WHAT YOU NEED TO DO —
Locate the lines of the listing below that hold "matplotlib", then copy each of them.

GIVEN MATERIAL —

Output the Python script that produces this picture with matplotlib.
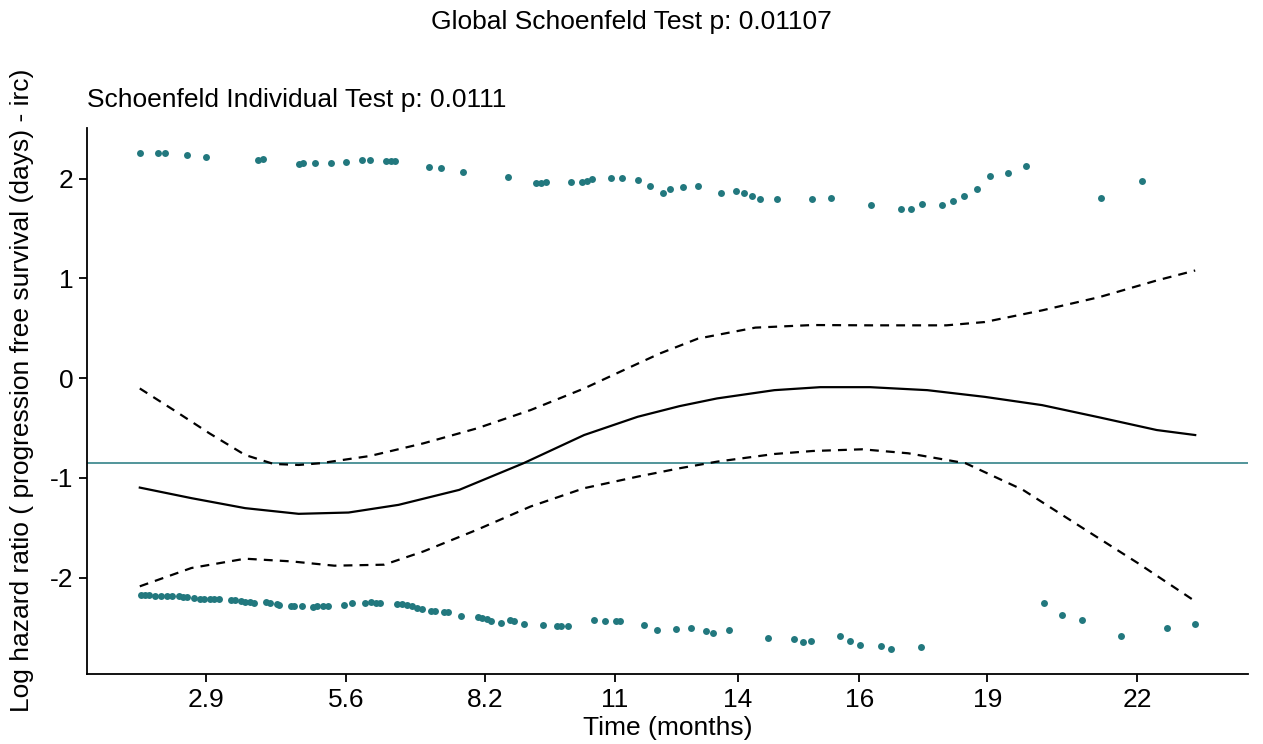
import matplotlib
matplotlib.use("Agg")
import matplotlib.pyplot as plt

plt.rcParams["font.family"] = ["Liberation Sans", "DejaVu Sans"]

# x is the km-transformed time (0..1), labels are back-transformed months
tick_pos = [0.0629, 0.1954, 0.3270, 0.4500, 0.5664, 0.6819, 0.8031, 0.9451]
tick_labels = ["2.9", "5.6", "8.2", "11", "14", "16", "19", "22"]

resid_top_x = [0.000, 0.0175, 0.0237, 0.0448, 0.0623, 0.1118, 0.1165, 0.1511,
               0.1548, 0.1664, 0.1810, 0.1956, 0.2108, 0.2185, 0.2337, 0.2378,
               0.2414, 0.2741, 0.2858, 0.3066, 0.3488, 0.3750, 0.3804, 0.3852,
               0.4086, 0.4187, 0.4242, 0.4282, 0.4461, 0.4569, 0.4724, 0.4836,
               0.4955, 0.5020, 0.5151, 0.5291, 0.5509, 0.5649, 0.5725, 0.5801,
               0.5877, 0.6039, 0.6366, 0.6546, 0.6928, 0.7210, 0.7311, 0.7410,
               0.7605, 0.7709, 0.7812, 0.7928, 0.8056, 0.8227, 0.8394, 0.9103,
               0.9497]
resid_top_y = [2.260, 2.257, 2.257, 2.234, 2.218, 2.191, 2.195, 2.152,
               2.159, 2.159, 2.159, 2.169, 2.191, 2.185, 2.178, 2.182,
               2.178, 2.116, 2.103, 2.064, 2.021, 1.959, 1.962, 1.965,
               1.969, 1.965, 1.978, 1.995, 2.007, 2.007, 1.987, 1.927,
               1.853, 1.897, 1.920, 1.923, 1.857, 1.880, 1.860, 1.823,
               1.800, 1.797, 1.800, 1.803, 1.733, 1.693, 1.700, 1.747,
               1.737, 1.780, 1.827, 1.897, 2.023, 2.057, 2.123, 1.810,
               1.973]

resid_bot_x = [0.0015, 0.0052, 0.0088, 0.0142, 0.0197, 0.0262, 0.0305, 0.0370,
               0.0414, 0.0451, 0.0515, 0.0566, 0.0613, 0.0661, 0.0703, 0.0747,
               0.0867, 0.0903, 0.0957, 0.1001, 0.1048, 0.1084, 0.1193, 0.1229,
               0.1302, 0.1320, 0.1428, 0.1464, 0.1537, 0.1645, 0.1682, 0.1736,
               0.1783, 0.1936, 0.2015, 0.2135, 0.2190, 0.2236, 0.2279, 0.2436,
               0.2486, 0.2533, 0.2580, 0.2624, 0.2678, 0.2761, 0.2797, 0.2878,
               0.2921, 0.3041, 0.3203, 0.3239, 0.3294, 0.3330, 0.3421, 0.3511,
               0.3548, 0.3638, 0.3820, 0.3957, 0.3993, 0.4054, 0.4308, 0.4406,
               0.4508, 0.4551, 0.4777, 0.4896, 0.5083, 0.5222, 0.5363, 0.5430,
               0.5581, 0.5952, 0.6199, 0.6286, 0.6362, 0.6637, 0.6728, 0.6824,
               0.7020, 0.7116, 0.7406, 0.8570, 0.8741, 0.8928, 0.9299, 0.9737,
               1.0000]
resid_bot_y = [-2.170, -2.173, -2.177, -2.180, -2.180, -2.183, -2.183, -2.187,
               -2.193, -2.197, -2.207, -2.210, -2.213, -2.213, -2.213, -2.217,
               -2.220, -2.223, -2.230, -2.240, -2.243, -2.253, -2.247, -2.257,
               -2.267, -2.277, -2.283, -2.283, -2.283, -2.290, -2.283, -2.280,
               -2.280, -2.277, -2.250, -2.253, -2.247, -2.250, -2.250, -2.260,
               -2.263, -2.273, -2.287, -2.300, -2.317, -2.333, -2.337, -2.340,
               -2.343, -2.387, -2.393, -2.403, -2.417, -2.433, -2.453, -2.420,
               -2.433, -2.463, -2.477, -2.487, -2.480, -2.480, -2.423, -2.433,
               -2.433, -2.433, -2.477, -2.520, -2.517, -2.503, -2.537, -2.560,
               -2.523, -2.607, -2.617, -2.650, -2.637, -2.590, -2.633, -2.680,
               -2.690, -2.717, -2.697, -2.253, -2.373, -2.420, -2.587, -2.503,
               -2.467]

fit_x = [0.000, 0.0490, 0.0998, 0.1505, 0.1978, 0.2452, 0.3026, 0.3635,
         0.4210, 0.4717, 0.5115, 0.5469, 0.6013, 0.6447, 0.6919, 0.7462,
         0.8005, 0.8549, 0.9092, 0.9636, 1.000]
fit_y = [-1.097, -1.203, -1.303, -1.360, -1.347, -1.270, -1.120, -0.853,
         -0.570, -0.387, -0.280, -0.203, -0.120, -0.090, -0.090, -0.120,
         -0.187, -0.270, -0.393, -0.520, -0.570]

upper_x = [0.000, 0.0322, 0.0660, 0.0998, 0.1268, 0.1505, 0.1708, 0.2181,
           0.2688, 0.3195, 0.3702, 0.4210, 0.4548, 0.4926, 0.5289, 0.5832,
           0.6375, 0.6919, 0.7643, 0.8005, 0.8549, 0.9092, 0.9636, 1.000]
upper_y = [-0.103, -0.320, -0.553, -0.770, -0.860, -0.870, -0.853, -0.780,
           -0.653, -0.503, -0.320, -0.103, 0.063, 0.247, 0.397, 0.507,
           0.533, 0.530, 0.530, 0.563, 0.680, 0.813, 0.980, 1.080]

lower_x = [0.000, 0.0490, 0.0998, 0.1437, 0.1843, 0.2316, 0.2688, 0.3195,
           0.3702, 0.4210, 0.4717, 0.5115, 0.5469, 0.6013, 0.6375, 0.6846,
           0.7281, 0.7825, 0.8368, 0.8911, 0.9455, 1.000]
lower_y = [-2.087, -1.903, -1.810, -1.837, -1.880, -1.870, -1.737, -1.520,
           -1.287, -1.103, -0.987, -0.903, -0.837, -0.760, -0.730, -0.713,
           -0.753, -0.853, -1.120, -1.487, -1.853, -2.237]

coef = -0.85
point_col = "#22787e"

fig = plt.figure(figsize=(12.63, 7.44), dpi=100)
ax = fig.add_axes([0.0689, 0.0941, 0.9192, 0.7339])

ax.scatter(resid_top_x, resid_top_y, s=25, color=point_col, linewidths=0, zorder=3)
ax.scatter(resid_bot_x, resid_bot_y, s=25, color=point_col, linewidths=0, zorder=3)
ax.axhline(coef, color=point_col, lw=1.1, zorder=1)
ax.plot(fit_x, fit_y, color="black", lw=1.6, zorder=2,
        solid_joinstyle="round")
ax.plot(upper_x, upper_y, color="black", lw=1.6, ls=(0, (4, 3.2)), zorder=2)
ax.plot(lower_x, lower_y, color="black", lw=1.6, ls=(0, (4, 3.2)), zorder=2)

ax.set_xlim(-0.05, 1.05)
ax.set_ylim(-2.966, 2.509)
ax.set_xticks(tick_pos)
ax.set_xticklabels(tick_labels)
ax.set_yticks([-2, -1, 0, 1, 2])
ax.set_yticklabels(["-2", "-1", "0", "1", "2"])

for side in ["top", "right"]:
    ax.spines[side].set_visible(False)
for side in ["left", "bottom"]:
    ax.spines[side].set_linewidth(1.3)
ax.tick_params(axis="both", length=6, width=1.3, labelsize=19, pad=4, colors="black")

ax.set_xlabel("Time (months)", fontsize=19, labelpad=3)
fig.text(22 / 1263, 0.476, "Log hazard ratio ( progression free survival (days) - irc)",
         rotation=90, ha="center", va="center", fontsize=19)
fig.text(87 / 1263, 1 - 100 / 744, "Schoenfeld Individual Test p: 0.0111",
         ha="left", va="center", fontsize=19)
fig.text(0.5, 1 - 22 / 744, "Global Schoenfeld Test p: 0.01107",
         ha="center", va="center", fontsize=19)

fig.savefig("out.png", dpi=100)
plt.close(fig)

COMPLETED TASK —
Output the Python script that produces this picture with matplotlib.
import matplotlib
matplotlib.use("Agg")
import matplotlib.pyplot as plt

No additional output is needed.